Sayonara Zetsubou Sensei
Image Sources: animecharactersdatabase.com
Whilst tweaking my Typepad account's new settings I noticed some hits to my site from Anime Edit Blog. I'm familiar with the blog from several years ago when I was more active blogging.
Back in March of 2009 Moritheil posted a blog entry titled "Aversion and Hikikomori" about how the humorous and often twisted anime series Sayonara Zetsubo Sensei , often abbreviated to SZS in internet discussions, portrays the hikikomori condition as a a type of extreme aversion via one of its characters,
Komori Kiri , 小森 霧, whose actual name itself is wordplay, 籠もりきり, on hikikomori, 引き籠もり. Most, if not all of SZS characters, have names that are Japanese word play on some eccentricity or neuroses and said characters are living embodiments of those quirks throughout each episode.

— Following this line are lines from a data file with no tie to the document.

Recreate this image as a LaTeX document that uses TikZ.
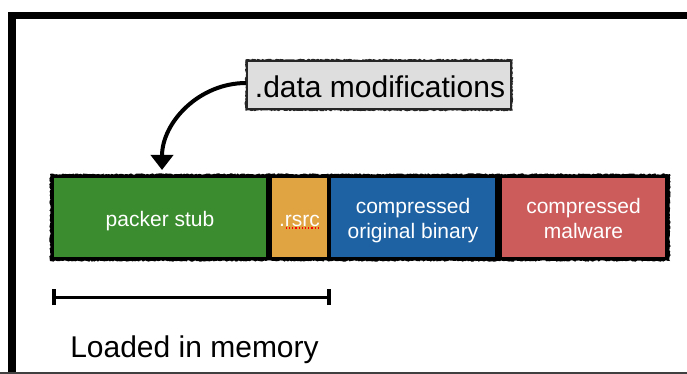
\documentclass[tikz,border=0pt]{standalone}
\usepackage{fontspec}
\setmainfont{Liberation Sans}
\usetikzlibrary{arrows.meta,decorations.pathmorphing}
\definecolor{pgreen}{HTML}{3A8C2E}
\definecolor{porange}{HTML}{E1A443}
\definecolor{pblue}{HTML}{1E62A3}
\definecolor{pred}{HTML}{CC5C5C}
\definecolor{pgray}{HTML}{DEDEDE}
\begin{document}
\begin{tikzpicture}[x=1pt,y=-1pt,
  seg/.style={draw=none,inner sep=0pt,minimum height=79pt},
  segtxt/.style={text=white,font=\fontsize{21}{25}\selectfont,inner sep=0pt,anchor=base},
  rough/.style={decoration={random steps,segment length=1.5pt,amplitude=0.7pt},decorate},
  dmbox/.style={draw=black!85,line width=1.6pt,fill=pgray,minimum width=264pt,minimum height=48pt,inner sep=0pt},
  memtxt/.style={font=\fontsize{30}{36}\selectfont,inner sep=0pt,anchor=base}]
\useasboundingbox (0,0) rectangle (687,374);
% frame
\fill[black] (8,12) rectangle (687,19);
\fill[black] (8,12) rectangle (16,374);
\fill[black!75] (0,372) rectangle (687,374);
% segment strip
\fill[black,rough] (50,174) rectangle (670,261);
\node[seg,fill=pgreen,minimum width=212pt] (stub) at (160,217.5) {};
\node[seg,fill=porange,minimum width=55pt] (rsrc) at (299.5,217.5) {};
\node[seg,fill=pblue,minimum width=164pt] (orig) at (413,217.5) {};
\node[seg,fill=pred,minimum width=163pt] (mal) at (583.5,217.5) {};
\node[segtxt] (tstub) at (160,226) {packer stub};
\node[segtxt] (trsrc) at (299.5,226) {.rsrc};
\draw[red,dotted,line width=1.2pt] ([xshift=7pt,yshift=-2pt]trsrc.base -| trsrc.west) -- ([yshift=-2pt]trsrc.base -| trsrc.east);
\node[segtxt] (torig1) at (413,213) {compressed};
\node[segtxt] (torig2) at (413,238) {original binary};
\node[segtxt] (tmal1) at (583.5,213) {compressed};
\node[segtxt] (tmal2) at (583.5,238) {malware};
% data modifications box and arrow
\node[dmbox] (dm) at (379,85) {};
\draw[black!85,line width=1.6pt,rough] (dm.north west) rectangle (dm.south east);
\node[memtxt] (tdm) at (380,98) {.data modifications};
\coordinate (tip) at (162,170);
\draw[line width=4pt,-{Triangle[width=22pt,length=15pt]}] ([yshift=2pt]dm.west) to[out=180,in=90] (tip);
% loaded in memory
\coordinate (ml) at (54,297);
\coordinate (mr) at (329,297);
\draw[line width=3pt] (ml) -- (mr);
\draw[line width=3.5pt] ([yshift=-8pt]ml) -- ([yshift=8pt]ml);
\draw[line width=3.5pt] ([yshift=-8pt]mr) -- ([yshift=8pt]mr);
\node[memtxt] (mem) at (194.5,357) {Loaded in memory};
\end{tikzpicture}
\end{document}
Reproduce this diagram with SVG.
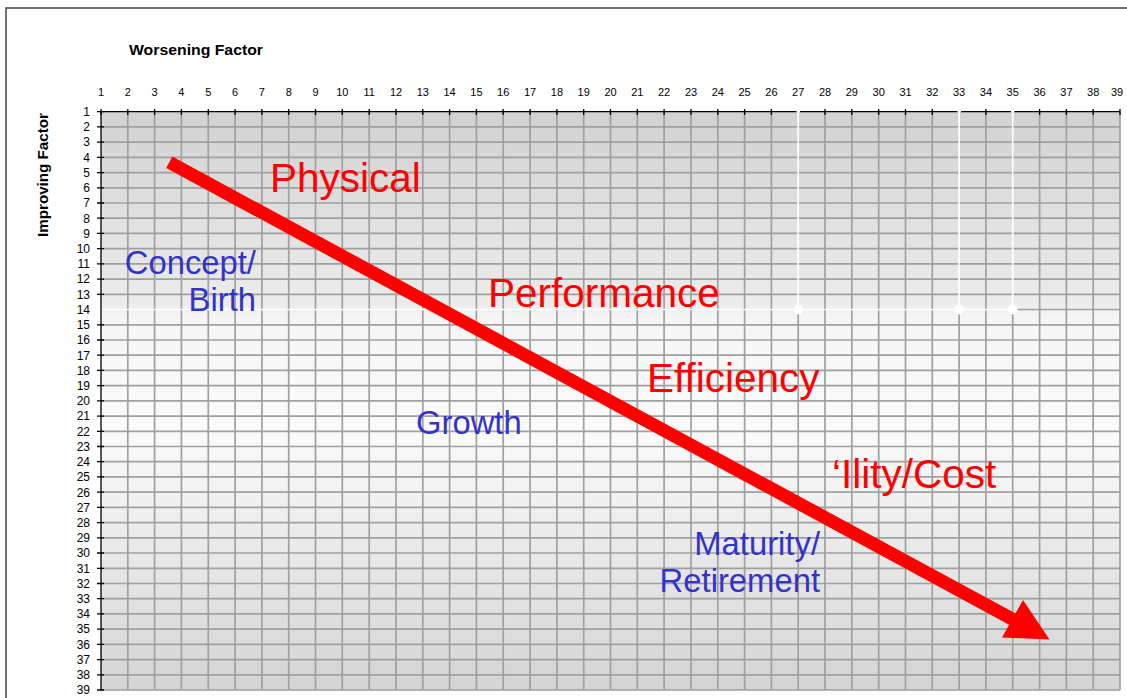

SZS often deals with serious or gloomy topics, which might be expected with the main character is named Mr. Despair, but it does add a touch of humor and parody to ordinarily heavy subject matter. Such as Mr. Despair's famous refrain: Zetsubou Shita!!!, "I am in despair!":
!
In any event, coming across moritheil's post crystalized some thoughts about the interaction between the mass media and the hikikomori phenomenon that I have been seeing develop over the last nine years. In 1999 and 2000 the initial coverage on hikikomori entailed shocking crimes or behaviors attributed to hikikomori. The net effect of this media coverage was a
moral panic in the Japanese populace about hikikomori.
Over the years, as hikikomori have become used as characters in popular entertainment the meaning and context of what it is to be a hikikomori has been distorted and morphed through the lens of mass media in order to suit the purposes of popular culture consumption. In some depictions in popular entertainment the hikikomori image has been softened to invoke sympathy and in others, such as Sayonara Zetsubou Sensei, played up to humorous effect.
In effect, while the hikikomori condition still exists as a serious problem for a notable number of Japanese people in 2009, nine years after it came to awareness in the public eye, it has also been effectively co-opted by the mass media into a "safe" consumable commodity. Its interesting that the reaction towards hikikomori in Japanese society loosely follows the arc of youth subcultures such as
Mods and
Punks detailed in the works of Tony Jefferson and
Stuart Hall et. al,
Resistance through Rituals: Youth Subcultures in Post-war Britain (1991).